Written exercise:
Extract only the first line of the listing and every line after it up to and including the one with "const GRID = '#898989';". Omit the pictures.

Data extract start

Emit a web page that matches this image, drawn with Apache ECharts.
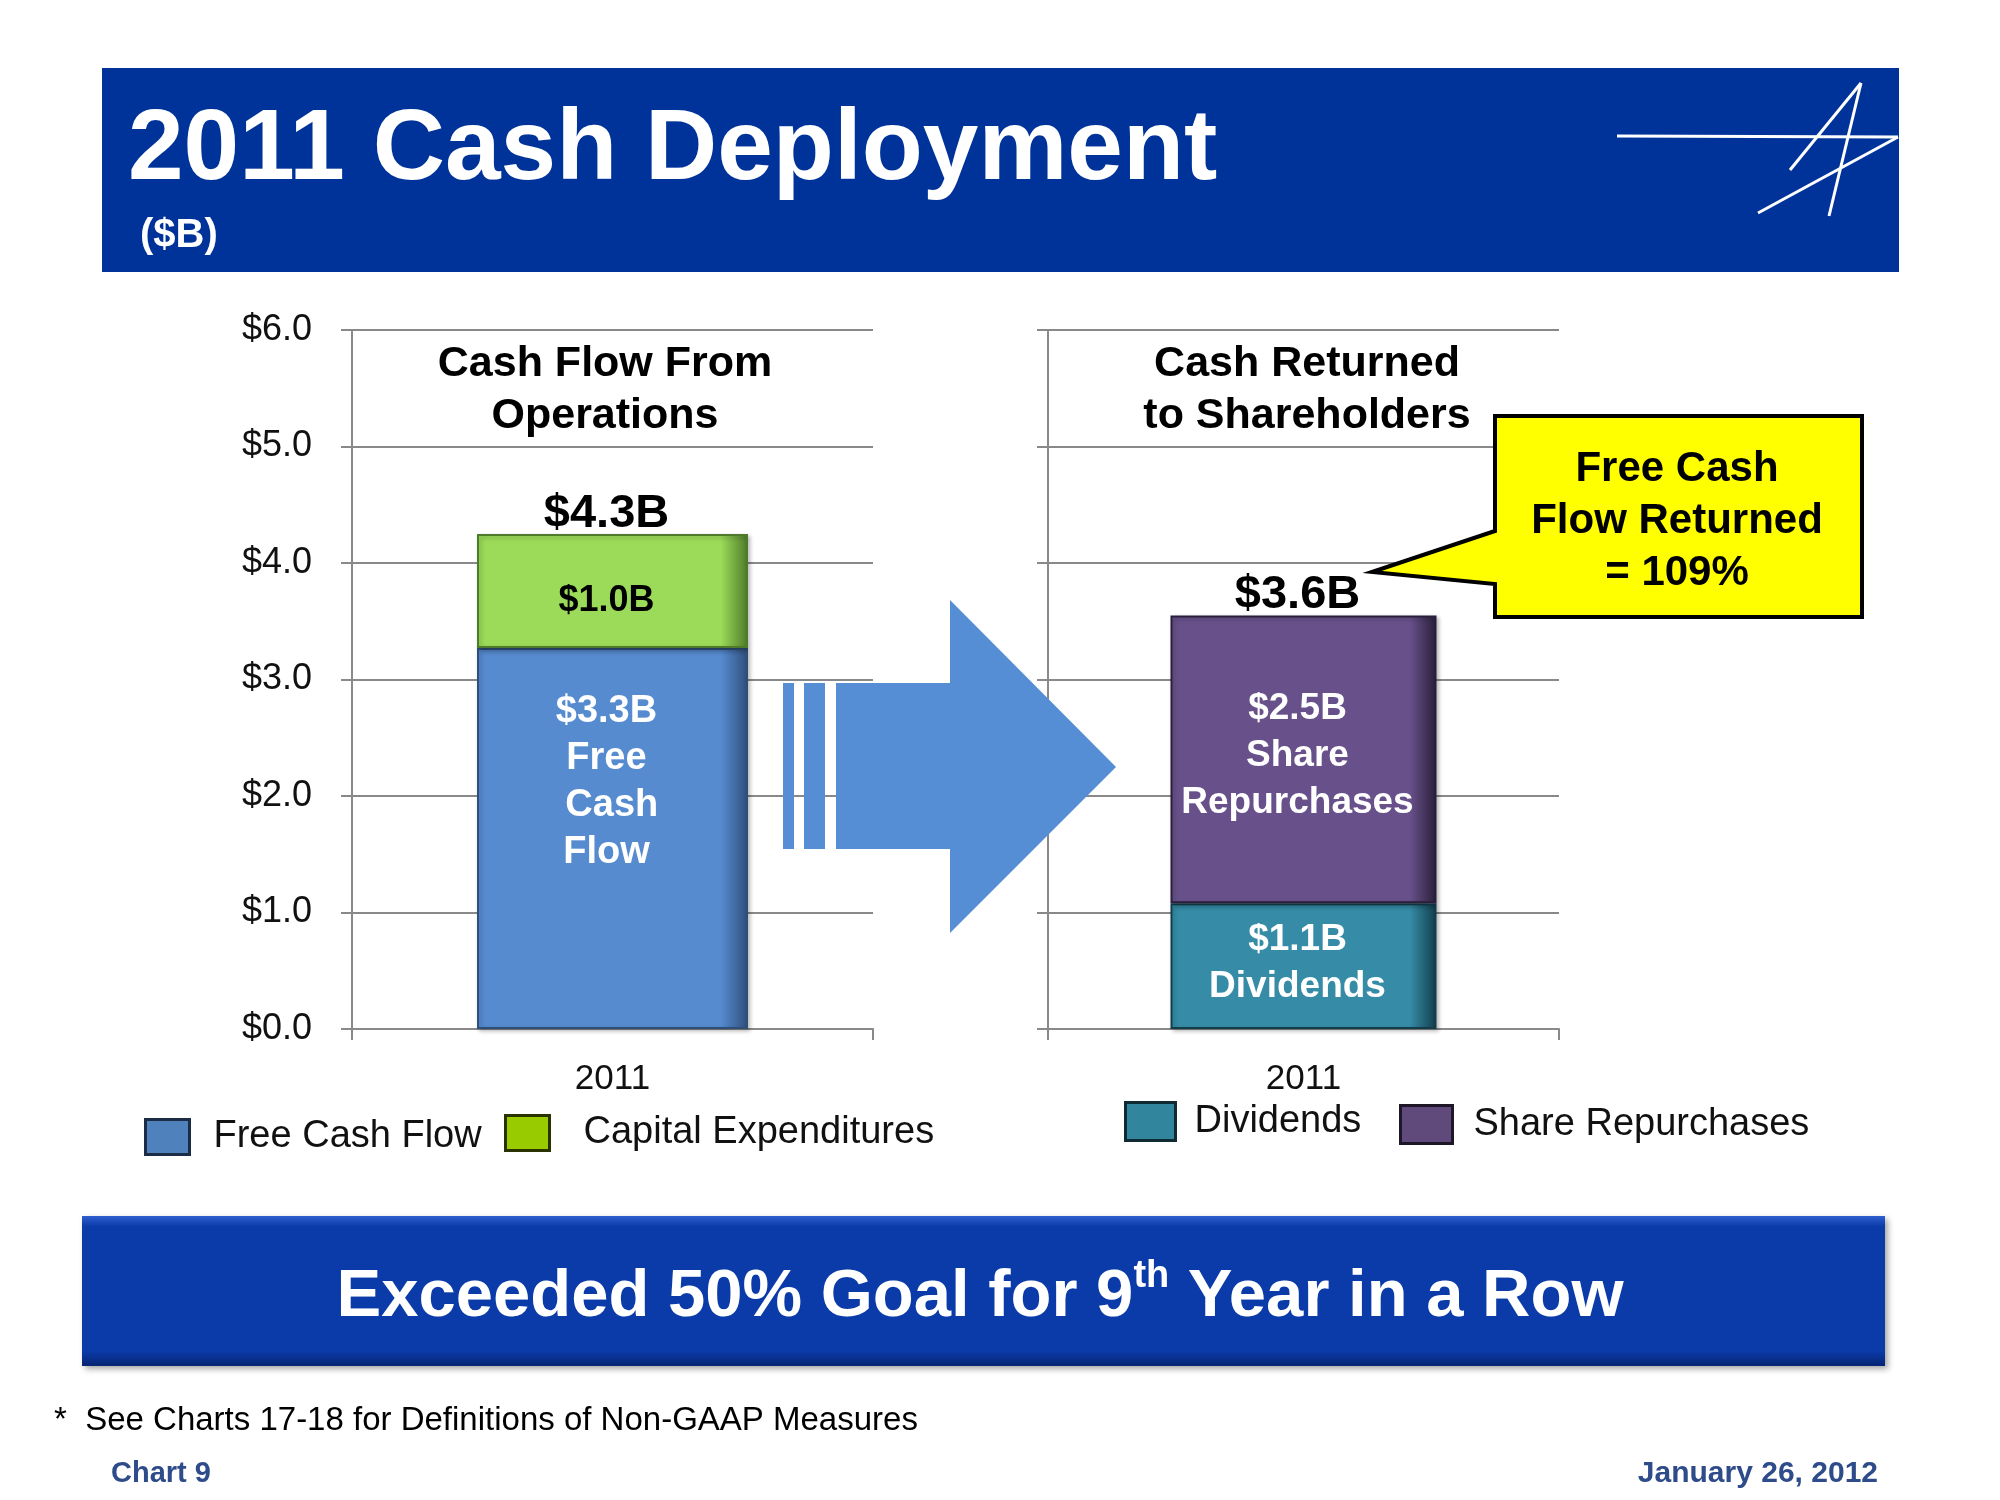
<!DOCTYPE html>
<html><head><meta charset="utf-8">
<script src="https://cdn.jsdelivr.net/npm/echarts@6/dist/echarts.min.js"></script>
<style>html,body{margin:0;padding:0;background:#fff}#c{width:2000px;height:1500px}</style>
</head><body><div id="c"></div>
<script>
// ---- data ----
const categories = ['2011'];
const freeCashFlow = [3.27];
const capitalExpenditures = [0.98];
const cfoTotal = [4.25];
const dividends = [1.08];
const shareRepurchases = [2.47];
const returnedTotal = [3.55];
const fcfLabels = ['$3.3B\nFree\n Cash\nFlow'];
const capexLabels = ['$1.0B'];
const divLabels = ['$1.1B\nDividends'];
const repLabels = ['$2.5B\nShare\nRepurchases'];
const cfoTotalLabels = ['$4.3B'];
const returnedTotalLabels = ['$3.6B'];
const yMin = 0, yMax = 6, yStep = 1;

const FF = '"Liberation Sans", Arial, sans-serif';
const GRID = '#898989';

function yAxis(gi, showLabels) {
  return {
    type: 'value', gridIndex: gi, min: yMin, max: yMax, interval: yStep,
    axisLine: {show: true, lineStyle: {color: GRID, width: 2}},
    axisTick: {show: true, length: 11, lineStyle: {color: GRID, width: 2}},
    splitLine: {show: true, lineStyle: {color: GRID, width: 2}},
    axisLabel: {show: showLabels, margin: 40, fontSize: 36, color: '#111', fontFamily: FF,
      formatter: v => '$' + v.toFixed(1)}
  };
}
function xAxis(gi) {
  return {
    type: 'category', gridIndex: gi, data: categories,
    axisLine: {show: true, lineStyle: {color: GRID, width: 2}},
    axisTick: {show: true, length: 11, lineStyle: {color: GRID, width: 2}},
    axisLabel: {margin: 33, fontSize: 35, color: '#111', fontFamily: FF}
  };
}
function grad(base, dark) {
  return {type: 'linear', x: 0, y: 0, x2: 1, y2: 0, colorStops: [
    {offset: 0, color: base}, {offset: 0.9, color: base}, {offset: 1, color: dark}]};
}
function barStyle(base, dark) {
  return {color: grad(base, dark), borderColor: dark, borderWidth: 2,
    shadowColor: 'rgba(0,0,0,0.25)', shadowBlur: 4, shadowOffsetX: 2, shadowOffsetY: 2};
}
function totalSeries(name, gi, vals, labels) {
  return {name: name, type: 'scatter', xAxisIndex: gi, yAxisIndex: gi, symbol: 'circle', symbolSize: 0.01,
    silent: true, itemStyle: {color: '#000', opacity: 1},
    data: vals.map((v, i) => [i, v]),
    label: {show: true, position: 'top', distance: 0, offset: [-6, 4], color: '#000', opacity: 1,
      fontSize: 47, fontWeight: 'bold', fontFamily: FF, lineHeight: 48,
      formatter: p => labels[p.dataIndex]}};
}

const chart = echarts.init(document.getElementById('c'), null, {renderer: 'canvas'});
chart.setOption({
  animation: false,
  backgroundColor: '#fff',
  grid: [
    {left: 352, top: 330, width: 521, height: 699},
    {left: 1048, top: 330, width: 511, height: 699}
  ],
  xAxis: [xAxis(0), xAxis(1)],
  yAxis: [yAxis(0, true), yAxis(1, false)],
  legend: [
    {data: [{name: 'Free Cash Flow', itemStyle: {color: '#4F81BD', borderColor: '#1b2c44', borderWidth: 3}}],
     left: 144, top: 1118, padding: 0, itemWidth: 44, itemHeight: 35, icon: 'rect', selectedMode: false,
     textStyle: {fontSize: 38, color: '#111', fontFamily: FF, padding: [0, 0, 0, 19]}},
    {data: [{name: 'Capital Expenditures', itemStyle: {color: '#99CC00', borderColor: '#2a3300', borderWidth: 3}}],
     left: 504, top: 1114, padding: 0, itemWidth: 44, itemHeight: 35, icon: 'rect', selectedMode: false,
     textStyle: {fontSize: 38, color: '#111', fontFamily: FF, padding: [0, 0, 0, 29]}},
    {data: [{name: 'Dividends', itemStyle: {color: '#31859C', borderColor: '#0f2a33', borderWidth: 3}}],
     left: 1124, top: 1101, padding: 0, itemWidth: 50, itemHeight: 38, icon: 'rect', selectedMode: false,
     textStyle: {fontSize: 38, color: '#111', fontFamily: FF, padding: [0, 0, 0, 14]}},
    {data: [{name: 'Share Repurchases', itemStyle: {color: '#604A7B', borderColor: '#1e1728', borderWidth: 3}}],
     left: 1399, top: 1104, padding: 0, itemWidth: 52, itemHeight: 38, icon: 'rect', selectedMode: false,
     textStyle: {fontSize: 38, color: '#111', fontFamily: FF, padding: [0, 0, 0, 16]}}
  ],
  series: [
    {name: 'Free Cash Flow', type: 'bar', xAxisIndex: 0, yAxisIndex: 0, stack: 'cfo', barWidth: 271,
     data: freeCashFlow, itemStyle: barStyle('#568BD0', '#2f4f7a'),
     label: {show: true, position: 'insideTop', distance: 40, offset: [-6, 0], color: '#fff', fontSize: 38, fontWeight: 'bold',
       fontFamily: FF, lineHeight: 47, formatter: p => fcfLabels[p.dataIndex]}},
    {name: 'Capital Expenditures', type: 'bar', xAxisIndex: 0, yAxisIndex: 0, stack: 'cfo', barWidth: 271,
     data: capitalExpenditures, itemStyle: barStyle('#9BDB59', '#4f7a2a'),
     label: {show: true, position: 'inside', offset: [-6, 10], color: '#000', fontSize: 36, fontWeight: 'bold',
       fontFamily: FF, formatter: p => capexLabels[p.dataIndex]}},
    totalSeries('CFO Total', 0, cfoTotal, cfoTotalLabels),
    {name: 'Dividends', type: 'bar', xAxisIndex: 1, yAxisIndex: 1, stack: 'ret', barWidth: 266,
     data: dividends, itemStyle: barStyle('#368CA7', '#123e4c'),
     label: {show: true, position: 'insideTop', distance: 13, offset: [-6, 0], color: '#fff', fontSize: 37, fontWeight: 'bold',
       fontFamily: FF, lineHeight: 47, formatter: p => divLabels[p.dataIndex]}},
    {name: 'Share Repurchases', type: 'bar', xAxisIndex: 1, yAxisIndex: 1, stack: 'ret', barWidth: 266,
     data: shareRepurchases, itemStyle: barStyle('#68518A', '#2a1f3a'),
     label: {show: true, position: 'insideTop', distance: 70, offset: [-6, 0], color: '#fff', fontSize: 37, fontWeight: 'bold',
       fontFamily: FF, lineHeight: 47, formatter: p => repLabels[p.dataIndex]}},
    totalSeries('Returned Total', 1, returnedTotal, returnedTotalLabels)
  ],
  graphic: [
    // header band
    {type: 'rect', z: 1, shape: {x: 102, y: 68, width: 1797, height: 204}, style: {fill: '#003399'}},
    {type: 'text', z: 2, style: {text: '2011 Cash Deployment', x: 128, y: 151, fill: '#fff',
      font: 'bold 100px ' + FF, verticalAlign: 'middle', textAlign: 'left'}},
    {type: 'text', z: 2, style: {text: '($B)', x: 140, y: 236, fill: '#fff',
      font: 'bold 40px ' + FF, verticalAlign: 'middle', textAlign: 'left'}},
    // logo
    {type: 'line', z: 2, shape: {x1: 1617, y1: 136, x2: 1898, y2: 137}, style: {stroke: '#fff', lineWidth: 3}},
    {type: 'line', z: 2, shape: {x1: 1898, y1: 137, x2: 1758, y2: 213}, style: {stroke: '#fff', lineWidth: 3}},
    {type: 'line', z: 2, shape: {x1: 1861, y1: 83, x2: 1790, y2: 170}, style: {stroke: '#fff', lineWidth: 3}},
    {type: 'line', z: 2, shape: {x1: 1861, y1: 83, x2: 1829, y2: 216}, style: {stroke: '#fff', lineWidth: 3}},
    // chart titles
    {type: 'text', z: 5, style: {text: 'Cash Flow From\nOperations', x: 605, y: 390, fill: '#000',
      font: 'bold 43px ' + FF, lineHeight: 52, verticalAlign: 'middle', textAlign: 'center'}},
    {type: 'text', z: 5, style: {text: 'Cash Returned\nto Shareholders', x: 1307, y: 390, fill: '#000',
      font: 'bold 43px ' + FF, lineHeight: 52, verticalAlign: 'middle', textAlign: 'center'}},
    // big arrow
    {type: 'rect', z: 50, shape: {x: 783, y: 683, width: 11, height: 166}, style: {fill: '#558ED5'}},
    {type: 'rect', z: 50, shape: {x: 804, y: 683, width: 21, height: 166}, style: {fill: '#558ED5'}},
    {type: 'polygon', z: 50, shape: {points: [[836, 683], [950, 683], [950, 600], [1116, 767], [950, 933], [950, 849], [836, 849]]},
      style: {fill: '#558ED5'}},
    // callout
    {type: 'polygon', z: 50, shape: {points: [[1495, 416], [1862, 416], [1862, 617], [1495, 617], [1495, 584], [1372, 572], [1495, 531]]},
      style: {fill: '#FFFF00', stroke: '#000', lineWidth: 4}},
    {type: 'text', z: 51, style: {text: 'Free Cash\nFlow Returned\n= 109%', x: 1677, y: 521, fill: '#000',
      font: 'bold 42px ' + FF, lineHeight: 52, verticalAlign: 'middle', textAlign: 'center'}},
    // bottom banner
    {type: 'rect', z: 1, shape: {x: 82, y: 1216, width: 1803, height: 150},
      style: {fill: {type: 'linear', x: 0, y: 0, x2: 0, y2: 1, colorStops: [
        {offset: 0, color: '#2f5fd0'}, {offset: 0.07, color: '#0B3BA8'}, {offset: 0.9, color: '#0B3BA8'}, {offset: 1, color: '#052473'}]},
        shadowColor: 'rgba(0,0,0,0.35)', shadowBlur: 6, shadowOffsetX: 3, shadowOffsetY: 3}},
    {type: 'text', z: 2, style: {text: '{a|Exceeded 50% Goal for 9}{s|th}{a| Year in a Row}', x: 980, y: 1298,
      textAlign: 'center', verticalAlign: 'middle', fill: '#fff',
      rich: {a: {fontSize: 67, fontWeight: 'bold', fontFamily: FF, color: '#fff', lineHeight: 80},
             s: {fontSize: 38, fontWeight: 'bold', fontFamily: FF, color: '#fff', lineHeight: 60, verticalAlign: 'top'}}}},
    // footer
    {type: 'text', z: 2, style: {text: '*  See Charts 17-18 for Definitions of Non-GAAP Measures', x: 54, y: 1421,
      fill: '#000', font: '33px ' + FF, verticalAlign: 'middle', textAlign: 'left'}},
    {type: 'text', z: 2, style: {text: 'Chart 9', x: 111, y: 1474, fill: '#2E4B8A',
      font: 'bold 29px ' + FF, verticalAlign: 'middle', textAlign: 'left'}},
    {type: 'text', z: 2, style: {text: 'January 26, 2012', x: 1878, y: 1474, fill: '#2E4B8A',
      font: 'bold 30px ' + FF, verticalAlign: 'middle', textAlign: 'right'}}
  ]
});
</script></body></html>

Data extract end

Written solution:
Emit a web page that matches this image, drawn with Apache ECharts.
<!DOCTYPE html>
<html><head><meta charset="utf-8">
<script src="https://cdn.jsdelivr.net/npm/echarts@6/dist/echarts.min.js"></script>
<style>html,body{margin:0;padding:0;background:#fff}#c{width:2000px;height:1500px}</style>
</head><body><div id="c"></div>
<script>
// ---- data ----
const categories = ['2011'];
const freeCashFlow = [3.27];
const capitalExpenditures = [0.98];
const cfoTotal = [4.25];
const dividends = [1.08];
const shareRepurchases = [2.47];
const returnedTotal = [3.55];
const fcfLabels = ['$3.3B\nFree\n Cash\nFlow'];
const capexLabels = ['$1.0B'];
const divLabels = ['$1.1B\nDividends'];
const repLabels = ['$2.5B\nShare\nRepurchases'];
const cfoTotalLabels = ['$4.3B'];
const returnedTotalLabels = ['$3.6B'];
const yMin = 0, yMax = 6, yStep = 1;

const FF = '"Liberation Sans", Arial, sans-serif';
const GRID = '#898989';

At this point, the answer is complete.